Whole-genome sequencing has become the go-to pathogen subtyping tool for food safety labs, but targeted NGS reduces turnaround time and cost because only specific gene regions need to be looked at and not the entire genome, according to Ghorashi.
Ghorashi told Food Dive that NGS shortens the turnaround time to within 24 hours or less. He also said trials with food manufacturers providing side-by-side evaluations of Clear Safety and older testing platforms showed it "dramatically outperformed" the others as far as accuracy and differentiating between false negatives and false positive results.
"With false negatives, you think the sample is clean and you ship and actually end up with a recall," he said. "A false positive means you think there’s something there when it’s actually clean, so [a company may be] holding millions of dollars in inventory and waiting days or weeks before they can ship, which is a tremendous expense."

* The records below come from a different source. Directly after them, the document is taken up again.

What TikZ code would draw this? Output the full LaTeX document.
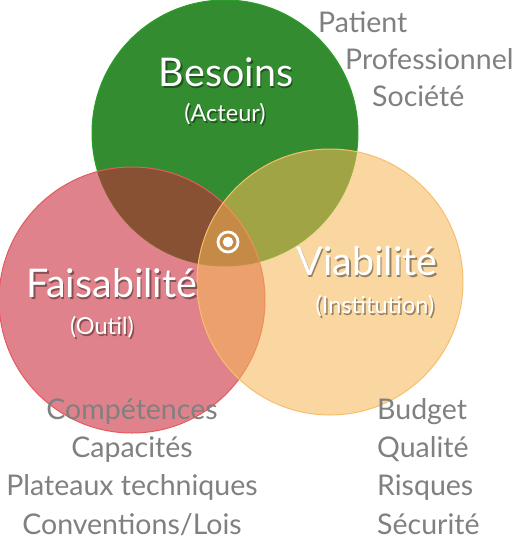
\documentclass[tikz,border=0pt]{standalone}
\usepackage{fontspec}
\setmainfont{Lato}
\usepackage{tikz}
\usetikzlibrary{positioning}
\definecolor{mygreen}{RGB}{52,140,48}
\definecolor{mygreenedge}{RGB}{40,160,40}
\definecolor{myrose}{RGB}{200,40,55}
\definecolor{myroseedge}{RGB}{228,90,95}
\definecolor{myorange}{RGB}{246,184,86}
\definecolor{myorangeedge}{RGB}{248,190,110}
\definecolor{mygrey}{RGB}{128,128,128}
\tikzset{
  setcircle/.style={circle, minimum size=266pt, inner sep=0pt, line width=1pt},
  bigtext/.style={text=white, anchor=base, inner sep=0pt,
    font=\fontsize{39.5}{44}\selectfont},
  subtext/.style={text=white, anchor=base, inner sep=0pt,
    font=\fontsize{23.5}{26}\selectfont},
  ombre/.style={text=black, text opacity=0.4, xshift=1.5pt, yshift=-2pt},
  listtext/.style={text=mygrey, inner sep=0pt, text height=20pt, text depth=6pt,
    font=\fontsize{28.5}{32}\selectfont}
}

\begin{document}
\begin{tikzpicture}[x=1pt, y=-1pt, node distance=12pt]
  \useasboundingbox (0,0) rectangle (526,547);
  % The three sets
  \node[setcircle, fill=mygreen, draw=mygreenedge] (besoins) at (225,133) {};
  \node[setcircle, fill=myrose, fill opacity=0.58, draw=myroseedge] (faisab) at (132,300) {};
  \node[setcircle, fill=myorange, fill opacity=0.56, draw=myorangeedge] (viab) at (330,282) {};

  % Set titles
  \node[bigtext, ombre] at (226,86) {Besoins};
  \node[bigtext] (besoinsT) at (226,86) {Besoins};
  \node[subtext, ombre] at (225,121) {(Acteur)};
  \node[subtext] (acteur) at (225,121) {(Acteur)};
  \node[bigtext, ombre] at (112,297) {Faisabilité};
  \node[bigtext] (faisabT) at (112,297) {Faisabilité};
  \node[subtext, ombre] at (102,334) {(Outil)};
  \node[subtext] (outil) at (102,334) {(Outil)};
  \node[bigtext, ombre] at (367,275) {Viabilité};
  \node[bigtext] (viabT) at (367,275) {Viabilité};
  \node[subtext, ombre] at (375,313) {(Institution)};
  \node[subtext] (instit) at (375,313) {(Institution)};

  % Centre mark
  \node[circle, draw=white, line width=2.8pt, minimum size=20pt, inner sep=0pt] (cible) at (228,242) {};
  \node[circle, fill=white, minimum size=10.5pt, inner sep=0pt] (point) at (cible) {};

  % Actors
  \node[listtext, anchor=base west] (patient) at (318,32) {Patient};
  \node[listtext, below right=11pt and 27pt of patient.south west, anchor=north west] (pro) {Professionnel};
  \node[listtext, below right=11pt and 27pt of pro.south west, anchor=north west] (societe) {Société};

  % Tool
  \node[listtext, anchor=base] (comp) at (132,419) {Compétences};
  \node[listtext, below=of comp] (capa) {Capacités};
  \node[listtext, below=of capa] (plateaux) {Plateaux techniques};
  \node[listtext, below=of plateaux] (conv) {Conventions/Lois};

  % Institution
  \node[listtext, anchor=base west] (budget) at (377,419) {Budget};
  \node[listtext, below=of budget.south west, anchor=north west] (qualite) {Qualité};
  \node[listtext, below=of qualite.south west, anchor=north west] (risques) {Risques};
  \node[listtext, below=of risques.south west, anchor=north west] (securite) {Sécurité};
\end{tikzpicture}
\end{document}
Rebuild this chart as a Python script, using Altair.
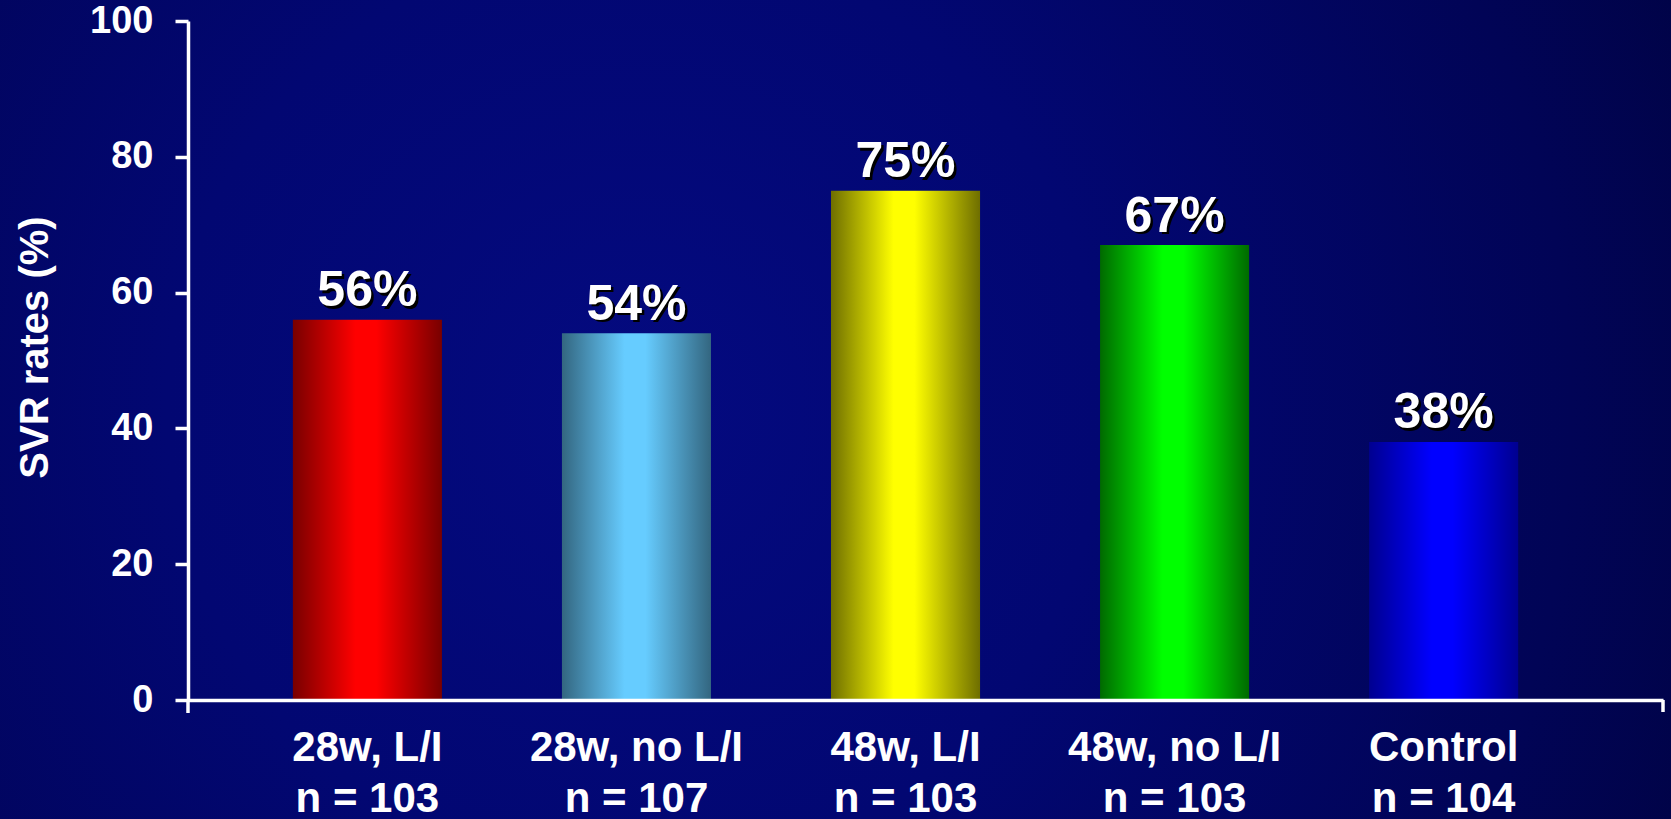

Ghorashi said federal agencies have shown interest in buying the company's testing technology, which he called a unique platform and "a powerful tool for government." He said NGS can screen broadly — looking for traits and characteristics across the genome at the same time — as well as deeply — serotyping to identify the kind of salmonella, E. coli or listeria that might be present and getting down to strain level without doing whole-genome fingerprinting.
Some of the factors driving today's food testing market include Food Safety Modernization Act regulations, consumer concerns about outbreaks and manufacturers' fear of bad press. Ghorashi said a more complex global supply chain is also driving the business.
"That has put the spotlight on individual companies’ food safety programs — investing in more cutting-age technology, sometimes increasing the scope of testing they’re doing," he said.
A larger number of widespread foodborne outbreaks have renewed the focus on food safety and could be fueling consumer concerns that the food system isn't as safe as it used to be. A case in point was the E. coli outbreak this past spring linked to romaine lettuce from Arizona that sickened 210 people from 36 states, hospitalized 96 and killed five.
However, it's not necessarily because the food supply is less safe. Ghorashi said he believes technological advances play a role in revealing outbreaks.
"I think [so many outbreaks in the news are] largely due to more visibility to the end consumer, the consumer demand for more transparency in terms of where their food came from and what it contains, and also more sophisticated technology that can catch things that might have been missed before," he said.
With testing solutions becoming faster and more advanced, Ghorashi said it's possible there could eventually be an end to foodborne outbreaks as more manufacturers adopt miniaturized, handheld devices and online tools to scan foods at any point in their supply chains and get answers in minutes.
"That will probably move us toward the complete extinction of recalls, but that's probably several years away. I would say five to seven years," he predicted.